When Should an Agent Generate an Interface?
A decision tree for moving beyond chat answers into forms, timelines, maps, dashboards, voice surfaces, and spatial controls.

Chat is a default, not a law
Most agent systems begin by placing a text box at the bottom of the screen. That is a reasonable starting point because language models are good at language. But it is not always the right interface for the task.
The question is not whether agents should generate UI all the time. They should not. The question is when text becomes a bottleneck and another interface shape would reduce effort, error, or ambiguity.
Start with the user's next action
A useful rule: the interface should match what the user needs to do next. If they need an explanation, text may be enough. If they need to compare, a table or matrix is better. If they need to approve steps, a checklist or action preview is better. If they need to monitor changing state, a dashboard or timeline is better.
This shifts the design problem away from novelty. Generated UI is not valuable because it is generated. It is valuable when the generated shape makes the next human action easier.
- Use text for explanation, synthesis, and low-stakes answers.
- Use forms when the agent needs structured missing information.
- Use timelines when order, causality, or history matters.
- Use dashboards when the user must monitor multiple changing signals.
- Use voice when the user's eyes or hands are already occupied.
- Use XR or spatial overlays when place, scale, proximity, or 3D context matters.
Voice is the right interface when looking away matters
Voice should not be treated as a novelty layer on top of chat. It is useful when visual attention is already committed somewhere else. Reading, driving, walking through a space, inspecting a simulation, or working in a headset all create moments where voice can reduce context switching.
The risk is that voice is temporal. Once spoken, the information disappears unless the interface leaves behind a trace. Good voice-based agent interfaces need memory, replay, interruption, and concise visual anchors.
XR is the right interface when space is part of the problem
Mixed reality and XR should not be used just because they look futuristic.
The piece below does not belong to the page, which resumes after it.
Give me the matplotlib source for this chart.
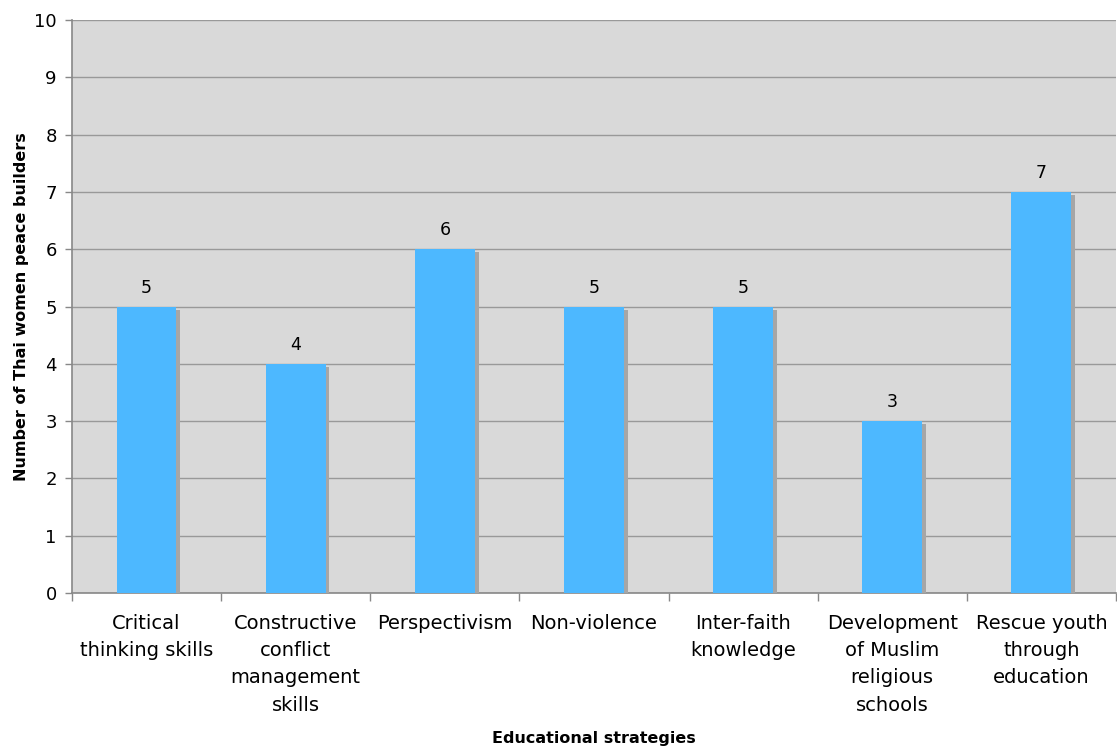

They become useful when the agent's output needs to attach to objects, rooms, physical workflows, 3D simulations, or spatial memory.
A generated spatial control panel can be valuable in a vehicle-visibility simulation. It may be wasteful for a simple settings change. The test is whether spatial placement reduces mental translation for the user.
A first decision tree
A simple decision tree can guide future investigations. First ask whether the user needs to act, compare, monitor, learn, or supervise. Then ask which modality is already occupied. Then ask whether the generated interface needs to persist, be auditable, or be shared.
If the answer is mostly explanation, stay with text. If the answer is supervision, generate an action preview. If the answer is hands-free progress, use voice. If the answer is spatial understanding, use XR. If the answer is high-stakes decision support, add evaluation and traceability before adding visual polish.
The future of agent interfaces is not one grand replacement for chat. It is a routing problem: choose the interface shape that gives the human the best next move.